Exercise requirements:
Output the lines exactly, from the one where "Generate a standalone" appears through the one where "etat = [23.5, 26.7, 46.8, 3.0, 0.0, 0.0]" appears. Images are left out.

Listed records:
◇ ◇ ◇
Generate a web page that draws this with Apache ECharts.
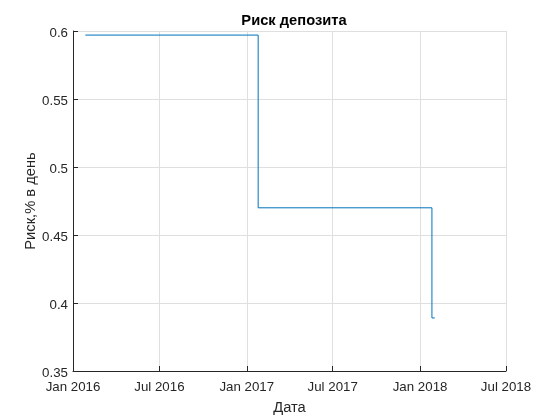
<!DOCTYPE html>
<html><head><meta charset="utf-8">
<script src="https://cdn.jsdelivr.net/npm/echarts@6/dist/echarts.min.js"></script>
<style>html,body{margin:0;padding:0;background:#fff}#c{width:560px;height:420px}</style>
</head><body><div id="c"></div>
<script>
// Step series: value holds from each date until the next date
const stepDates = ['2016-01-27', '2017-01-25', '2018-01-26', '2018-02-01'];
const riskValues = [0.597, 0.470, 0.389, 0.389];
const tickDates = ['2016-01-01', '2016-07-01', '2017-01-01', '2017-07-01', '2018-01-01', '2018-07-01'];
const tickLabels = ['Jan 2016', 'Jul 2016', 'Jan 2017', 'Jul 2017', 'Jan 2018', 'Jul 2018'];

const DAY = 86400000;
const ts = s => { const p = s.split('-').map(Number); return Date.UTC(p[0], p[1]-1, p[2]) / DAY; };
const tickTs = tickDates.map(ts);
const labelMap = {}; tickTs.forEach((t,i)=>labelMap[t]=tickLabels[i]);
const data = stepDates.map((d,i)=>[ts(d), riskValues[i]]);

const txt = '#262626', font = 'Liberation Sans, Arial, Helvetica, sans-serif';
const chart = echarts.init(document.getElementById('c'), null, {renderer:'canvas'});
chart.setOption({
  animation: false,
  backgroundColor: '#fff',
  title: { text: 'Риск депозита', left: 289, textAlign: 'center', top: 8,
    textStyle: { fontFamily: font, fontSize: 14.7, fontWeight: 'bold', color: '#000' } },
  grid: { left: 73, right: 54, top: 31, bottom: 47 },
  xAxis: {
    type: 'value', min: tickTs[0], max: tickTs[tickTs.length-1],
    name: 'Дата', nameLocation: 'middle', nameGap: 29, nameMoveOverlap: false,
    nameTextStyle: { fontFamily: font, fontSize: 14.7, color: txt },
    axisLine: { onZero: false, lineStyle: { color: txt, width: 1 } },
    axisTick: { show: true, inside: true, length: 5, customValues: tickTs, lineStyle: { color: txt } },
    axisLabel: { customValues: tickTs, formatter: v => labelMap[v] || '', margin: 10,
      fontFamily: font, fontSize: 13.3, color: txt, hideOverlap: false },
    splitLine: { show: true, lineStyle: { color: '#dfdfdf', width: 1 } }
  },
  yAxis: {
    type: 'value', min: 0.35, max: 0.6, interval: 0.05,
    name: 'Риск,% в день', nameLocation: 'middle', nameGap: 35, nameRotate: 90, nameMoveOverlap: false,
    nameTextStyle: { fontFamily: font, fontSize: 14.7, color: txt },
    axisLine: { show: true, lineStyle: { color: txt, width: 1 } },
    axisTick: { show: true, inside: true, length: 5, lineStyle: { color: txt } },
    axisLabel: { fontFamily: font, fontSize: 13.3, color: txt, margin: 5,
      verticalAlign: 'top', lineHeight: 5,
      formatter: v => String(Math.round(v*100)/100) },
    splitLine: { show: true, lineStyle: { color: '#dfdfdf', width: 1 } }
  },
  series: [{
    type: 'line', step: 'end', data: data, showSymbol: false, symbol: 'none',
    lineStyle: { color: '#0072BD', width: 1 }, itemStyle: { color: '#0072BD' }
  }]
});
</script></body></html>
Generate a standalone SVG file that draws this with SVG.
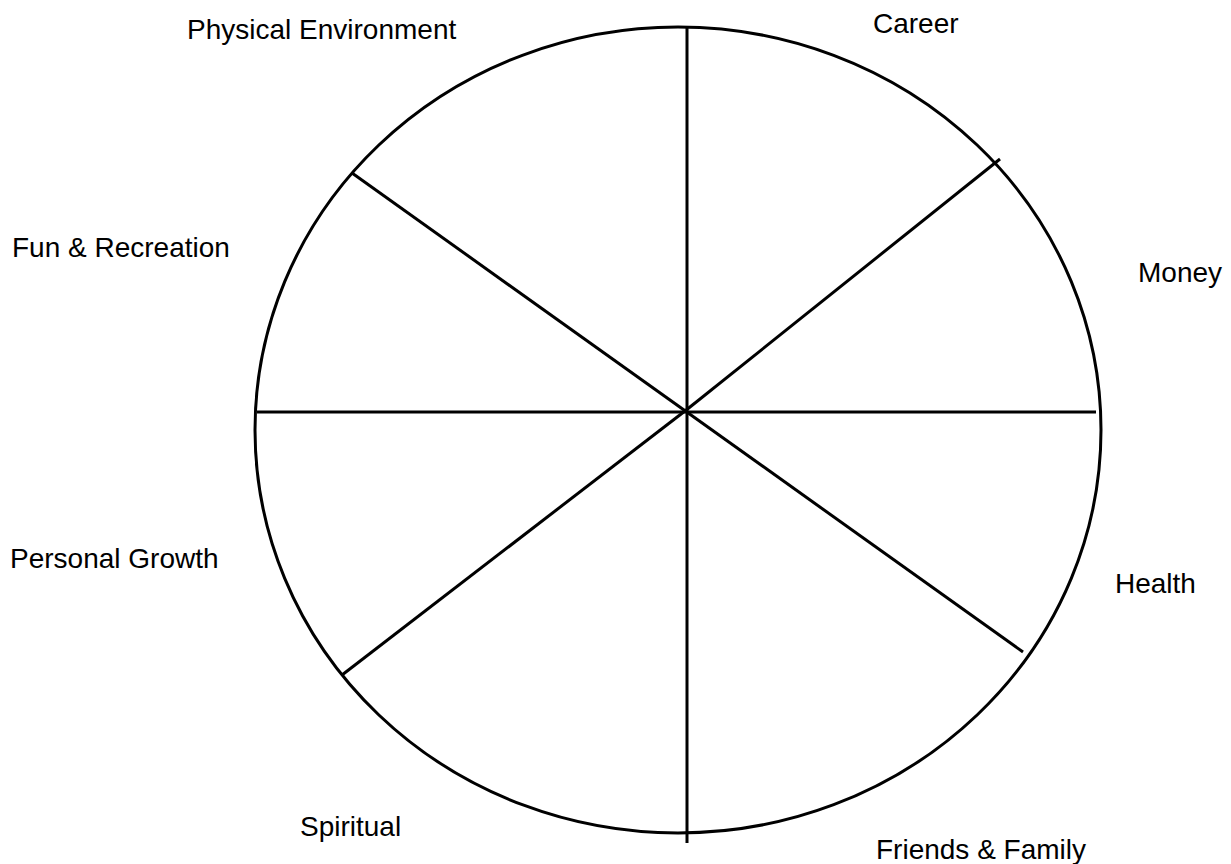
<svg xmlns="http://www.w3.org/2000/svg" width="1231" height="864" viewBox="0 0 1231 864">
<style>
.ln{stroke:#000;stroke-width:3;fill:none;stroke-linecap:butt}
.lb{font-family:"Liberation Sans",Arial,sans-serif;font-size:28px;fill:#000}
</style>
<rect width="1231" height="864" fill="#fff"/>
<g id="wheel">
<ellipse class="ln" cx="678" cy="430" rx="423" ry="403"/>
</g>
<g id="connectors">
<line class="ln" x1="687" y1="28" x2="687" y2="843"/>
<line class="ln" x1="257" y1="412" x2="1096" y2="412"/>
<line class="ln" x1="352" y1="173" x2="1023" y2="652"/>
<line class="ln" x1="685" y1="411" x2="1000" y2="159"/>
<line class="ln" x1="685" y1="411" x2="342" y2="675"/>
</g>
<g id="n-physical"><text class="lb" x="187" y="39">Physical Environment</text></g>
<g id="n-career"><text class="lb" x="873" y="33">Career</text></g>
<g id="n-fun"><text class="lb" x="12" y="257">Fun &amp; Recreation</text></g>
<g id="n-money"><text class="lb" x="1138" y="282">Money</text></g>
<g id="n-growth"><text class="lb" x="10" y="568">Personal Growth</text></g>
<g id="n-health"><text class="lb" x="1115" y="593">Health</text></g>
<g id="n-spiritual"><text class="lb" x="300" y="836">Spiritual</text></g>
<g id="n-friends"><text class="lb" x="876" y="859">Friends &amp; Family</text></g>
</svg>
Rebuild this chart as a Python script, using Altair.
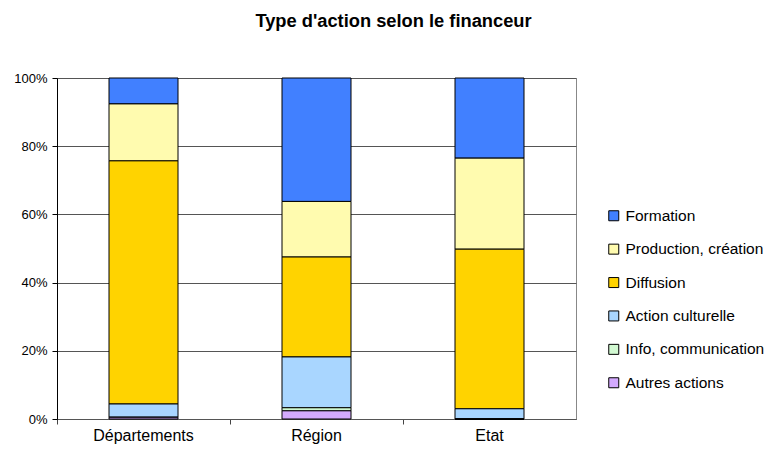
import altair as alt
import pandas as pd

financeurs = ["Départements", "Région", "Etat"]
types = ["Formation", "Production, création", "Diffusion", "Action culturelle",
         "Info, communication", "Autres actions"]
colors = ["#4180FF", "#FFFBAF", "#FFD300", "#A9D6FF", "#D2F9D2", "#D4AAFF"]

# percentages per type (same order as `types`), one list per financeur
departements = [7.6, 16.7, 71.3, 3.9, 0.0, 0.5]
region = [36.2, 16.3, 29.3, 14.9, 0.9, 2.4]
etat = [23.5, 26.7, 46.8, 3.0, 0.0, 0.0]

series = [departements, region, etat]
rows = []
for f, vals in zip(financeurs, series):
    for i, (t, v) in enumerate(zip(types, vals)):
        rows.append({"financeur": f, "type": t, "value": v,
                     "rank": len(types) - i})
df = pd.DataFrame(rows)

chart = alt.Chart(df).mark_bar(size=69, stroke="black", strokeWidth=1).encode(
    x=alt.X("financeur:N", sort=financeurs, title=None,
            scale=alt.Scale(paddingInner=0, paddingOuter=0),
            axis=alt.Axis(labelAngle=0, labelFontSize=16, labelFont="Liberation Sans",
                          labelColor="black", bandPosition=0, tickSize=5,
                          tickColor="#444", domainColor="#555", labelPadding=3,
                          grid=False)),
    y=alt.Y("value:Q", stack="normalize", title=None,
            scale=alt.Scale(domain=[0, 1]),
            axis=alt.Axis(format="%", values=[0, 0.2, 0.4, 0.6, 0.8, 1.0],
                          labelFontSize=13, labelFont="Liberation Sans",
                          labelColor="black", tickSize=5, tickColor="black",
                          domainColor="black", labelPadding=5,
                          grid=True, gridColor="#555", gridWidth=1)),
    color=alt.Color("type:N", scale=alt.Scale(domain=types, range=colors),
                    legend=alt.Legend(title=None, orient="none", legendX=549,
                                      legendY=130, symbolType="square",
                                      symbolSize=100, symbolStrokeColor="black",
                                      symbolStrokeWidth=1, labelFontSize=15.5,
                                      labelFont="Liberation Sans", labelColor="black",
                                      labelOffset=4, rowPadding=16.4, padding=0,
                                      labelLimit=0)),
    order=alt.Order("rank:Q", sort="ascending"),
).properties(
    width=519, height=341,
    title=alt.TitleParams("Type d'action selon le financeur", font="Liberation Sans",
                          fontSize=18.3, fontWeight="bold", color="black",
                          anchor="middle", dx=77, offset=41),
    autosize=alt.AutoSizeParams(type="none"),
    padding={"left": 49, "top": 70, "right": 192, "bottom": 25},
).configure_view(stroke="#888")

chart.save("out.html", embed_options={"renderer": "svg", "actions": False})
◇ ◇ ◇
Exercise result:
Generate a standalone SVG file that draws this with SVG.
<svg xmlns="http://www.w3.org/2000/svg" width="1231" height="864" viewBox="0 0 1231 864">
<style>
.ln{stroke:#000;stroke-width:3;fill:none;stroke-linecap:butt}
.lb{font-family:"Liberation Sans",Arial,sans-serif;font-size:28px;fill:#000}
</style>
<rect width="1231" height="864" fill="#fff"/>
<g id="wheel">
<ellipse class="ln" cx="678" cy="430" rx="423" ry="403"/>
</g>
<g id="connectors">
<line class="ln" x1="687" y1="28" x2="687" y2="843"/>
<line class="ln" x1="257" y1="412" x2="1096" y2="412"/>
<line class="ln" x1="352" y1="173" x2="1023" y2="652"/>
<line class="ln" x1="685" y1="411" x2="1000" y2="159"/>
<line class="ln" x1="685" y1="411" x2="342" y2="675"/>
</g>
<g id="n-physical"><text class="lb" x="187" y="39">Physical Environment</text></g>
<g id="n-career"><text class="lb" x="873" y="33">Career</text></g>
<g id="n-fun"><text class="lb" x="12" y="257">Fun &amp; Recreation</text></g>
<g id="n-money"><text class="lb" x="1138" y="282">Money</text></g>
<g id="n-growth"><text class="lb" x="10" y="568">Personal Growth</text></g>
<g id="n-health"><text class="lb" x="1115" y="593">Health</text></g>
<g id="n-spiritual"><text class="lb" x="300" y="836">Spiritual</text></g>
<g id="n-friends"><text class="lb" x="876" y="859">Friends &amp; Family</text></g>
</svg>
Rebuild this chart as a Python script, using Altair.
import altair as alt
import pandas as pd

financeurs = ["Départements", "Région", "Etat"]
types = ["Formation", "Production, création", "Diffusion", "Action culturelle",
         "Info, communication", "Autres actions"]
colors = ["#4180FF", "#FFFBAF", "#FFD300", "#A9D6FF", "#D2F9D2", "#D4AAFF"]

# percentages per type (same order as `types`), one list per financeur
departements = [7.6, 16.7, 71.3, 3.9, 0.0, 0.5]
region = [36.2, 16.3, 29.3, 14.9, 0.9, 2.4]
etat = [23.5, 26.7, 46.8, 3.0, 0.0, 0.0]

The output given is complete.